Being “average” is often considered a bad thing, but new research suggests that averageness wins when people assess the trustworthiness of a face. The research indicates that, while typical-looking faces aren’t seen as the most attractive, they are considered to be the most trustworthy.



While having a unique look hasn’t harmed the career of, say, Lily Cole, studies have repeatedly shown that when it comes to which faces we prefer, we are more impressed by averageness. Researchers created artificial faces on a computer by combining photos of several people’s faces to generate a composite, “average” image. In preference trials, these highly average faces were consistently rated most attractive. What’s more, the more faces were used to build a composite face, the more attractive the composite face was judged to be.



As well as averageness, there is another important influence on how physically attractive a person’s face is perceived to be.  A simple research study shatters whatever romantic notions you may hold. Male and female volunteers looked at a series of smiling female faces and were asked to rate the attractiveness of each one.

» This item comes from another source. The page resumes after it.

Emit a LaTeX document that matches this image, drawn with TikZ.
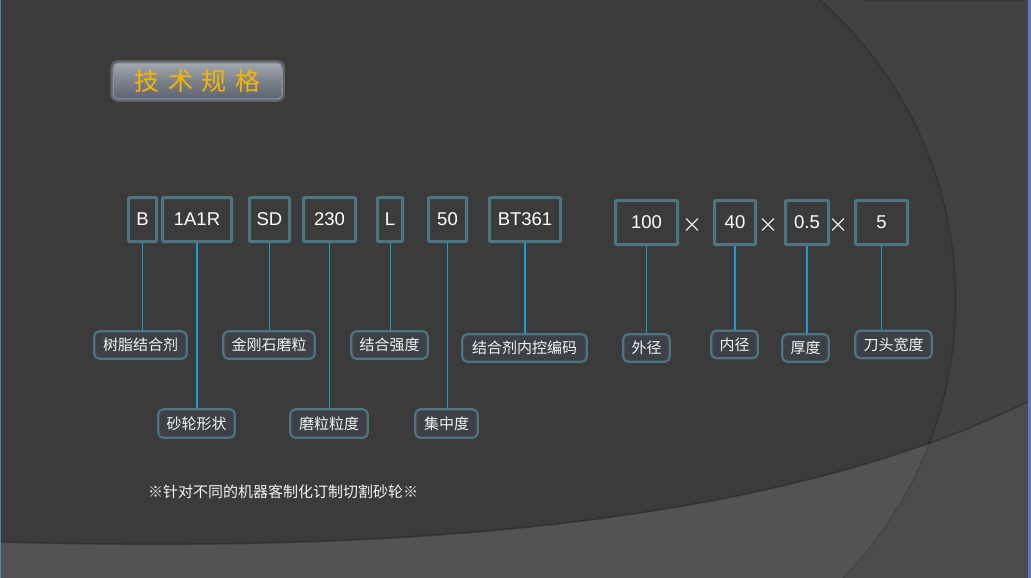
\documentclass[tikz,border=0pt]{standalone}
\usepackage{fontspec}
\setmainfont{Liberation Sans}
\newfontfamily\cjk{Noto Sans CJK SC}
\usetikzlibrary{calc}
\definecolor{bgdark}{HTML}{3B3B3B}
\definecolor{bglight}{HTML}{424242}
\definecolor{band}{HTML}{535353}
\definecolor{bandright}{HTML}{4C4C4C}
\definecolor{boxc}{HTML}{4E7381}
\definecolor{labfill}{HTML}{3D4046}
\definecolor{connc}{HTML}{1E9AD2}
\definecolor{gold}{HTML}{F7B500}
\definecolor{edgeblue}{HTML}{5B7FB5}
\definecolor{ttop}{HTML}{A2A7AF}
\definecolor{tmid}{HTML}{7C828C}
\definecolor{tbot}{HTML}{5C6370}
\definecolor{tborder}{HTML}{8190A6}
\tikzset{
  codebox/.style={draw=boxc, line width=3pt, text=white, inner sep=0pt,
    minimum height=44pt, rounded corners=1pt,
    font=\fontsize{18.5}{22}\selectfont},
  labbox/.style={draw=boxc, line width=2.2pt, fill=labfill, text=white!95!black,
    inner sep=0pt, minimum height=27.5pt, rounded corners=5pt,
    font=\cjk\fontsize{15}{18}\selectfont},
  conn/.style={draw=connc, line width=1.2pt},
  connthin/.style={draw=connc, line width=0.8pt},
  timesign/.style={text=white!92!black, inner sep=0pt, font=\cjk\fontsize{20}{24}\selectfont}
}
\begin{document}
\begin{tikzpicture}[x=1pt,y=-1pt]
\useasboundingbox (0,0) rectangle (1031,578);
% background
\fill[bgdark] (0,0) rectangle (1031,578);
\begin{scope}
  \clip (556.5,-10) rectangle (1040,590);
  \fill[bglight, even odd rule] (-10,-10) rectangle (1040,590) (556.5,300) circle[radius=399.3pt];
  \draw[black, opacity=0.18, line width=1.5pt] (556.5,300) circle[radius=399.3pt];
\end{scope}
% bottom band
\fill[band] (0,542) .. controls (450,555) and (800,515) .. (1031,400) -- (1031,578) -- (0,578) -- cycle;
\begin{scope}
  \clip (0,542) .. controls (450,555) and (800,515) .. (1031,400) -- (1031,578) -- (0,578) -- cycle;
  \clip (556.5,-10) rectangle (1040,590);
  \fill[bandright, even odd rule] (-10,-10) rectangle (1040,590) (556.5,300) circle[radius=399.3pt];
  \draw[black, opacity=0.15, line width=1.2pt] (556.5,300) circle[radius=399.3pt];
\end{scope}
\draw[black, opacity=0.25, line width=1.5pt] (0,542) .. controls (450,555) and (800,515) .. (1031,400);
% edges
\fill[edgeblue] (0,0) rectangle (1.4,578);
\fill[edgeblue] (1027.8,0) rectangle (1031,578);
\draw[black!80, opacity=0.6, line width=1pt] (863,0.5) -- (1027.8,0.5);
% title
\node[draw=white!40!bgdark, line width=2.5pt, opacity=0.5, rounded corners=6pt, minimum width=172pt, minimum height=39pt, inner sep=0pt] (tglow) at (197.7,81) {};
\node[draw=tborder, line width=1.2pt, rounded corners=5pt, minimum width=169pt, minimum height=36pt, inner sep=0pt,
  top color=ttop, bottom color=tbot, middle color=tmid,
  text=gold, font=\cjk\fontsize{25}{30}\selectfont] (title) at (197.7,81)
  {技\hspace{8.5pt}术\hspace{8.5pt}规\hspace{8.5pt}格};
% code boxes row
\node[codebox, minimum width=28pt] (cB) at (142.5,219.5) {B};
\node[codebox, minimum width=69pt] (c1A1R) at (197,219.5) {1A1R};
\node[codebox, minimum width=40pt] (cSD) at (269.5,219.5) {SD};
\node[codebox, minimum width=52pt] (c230) at (329.5,219.5) {230};
\node[codebox, minimum width=25pt] (cL) at (390,219.5) {L};
\node[codebox, minimum width=38pt] (c50) at (447.5,219.5) {50};
\node[codebox, minimum width=71pt] (cBT) at (525,219.5) {BT361};
\node[codebox, minimum width=62pt] (c100) at (646.5,222.5) {100};
\node[codebox, minimum width=41pt] (c40) at (735,222.5) {40};
\node[codebox, minimum width=43pt] (c05) at (807,222.5) {0.5};
\node[codebox, minimum width=52pt] (c5) at (881.5,222.5) {5};
\node[timesign] (x1) at (692.7,226) {×};
\node[timesign] (x2) at (768,226) {×};
\node[timesign] (x3) at (838.5,226) {×};
% labels
\node[labbox, minimum width=92.5pt] (lB) at (140.5,345) {树脂结合剂};
\node[labbox, minimum width=91.5pt] (lSD) at (269,345) {金刚石磨粒};
\node[labbox, minimum width=76.5pt] (lL) at (389.5,345) {结合强度};
\node[labbox, minimum width=124.5pt] (lBT) at (524.5,348) {结合剂内控编码};
\node[labbox, minimum width=76.5pt, minimum height=28.5pt] (l1A1R) at (196.5,423.5) {砂轮形状};
\node[labbox, minimum width=77.5pt, minimum height=28.5pt] (l230) at (329,423.5) {磨粒粒度};
\node[labbox, minimum width=62.5pt, minimum height=28.5pt] (l50) at (446.5,423.5) {集中度};
\node[labbox, minimum width=46.5pt] (l100) at (646.5,348) {外径};
\node[labbox, minimum width=46.5pt] (l40) at (734.5,344.5) {内径};
\node[labbox, minimum width=46.5pt] (l05) at (805.5,348) {厚度};
\node[labbox, minimum width=76.5pt] (l5) at (893.5,344.5) {刀头宽度};
% connectors
\draw[connthin] (cB.south) -- (cB.south |- lB.north);
\draw[conn] (c1A1R.south) -- (c1A1R.south |- l1A1R.north);
\draw[connthin] (cSD.south) -- (cSD.south |- lSD.north);
\draw[conn] (c230.south) -- (c230.south |- l230.north);
\draw[connthin] (cL.south) -- (cL.south |- lL.north);
\draw[conn] (c50.south) -- (c50.south |- l50.north);
\draw[conn] (cBT.south) -- (cBT.south |- lBT.north);
\draw[conn] (c100.south) -- (c100.south |- l100.north);
\draw[conn] (c40.south) -- (c40.south |- l40.north);
\draw[conn] (c05.south) -- (c05.south |- l05.north);
\draw[connthin] (c5.south) -- (c5.south |- l5.north);
% note
\node[text=white!95!black, inner sep=0pt, font=\cjk\fontsize{15}{18}\selectfont] (note) at (283,491.7)
  {※针对不同的机器客制化订制切割砂轮※};
\end{tikzpicture}
\end{document}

Some of the faces they saw just once, while others they saw six times. By the end of the study the repeatedly viewed faces were picking up higher attractiveness ratings for no other reason than the added exposure. Did you think familiarity breeds contempt? You couldn’t be more wrong.



While people often expect the most attractive people to inspire the most trust in others, this isn’t the case.

Average-looking faces are considered most trustworthy, psychological research finds.

The reason may be down to the ‘typicality’ of an average-looking face.


Dr Carmel Sofer, who led the research, said:

“Face typicality likely indicates familiarity and cultural affiliation — as such, these findings have important implications for understanding social perception, including cross-cultural perceptions and interactions.”

As people’s faces get more distinctive — irrespective of whether it is more or less attractive — it gets less trustworthy.

Dr Sofer said:

“Although face typicality did not matter for attractiveness judgments, it mattered a great deal for trustworthiness judgments.

This effect may have been overlooked, because trustworthiness and attractiveness judgments are generally highly correlated in research.”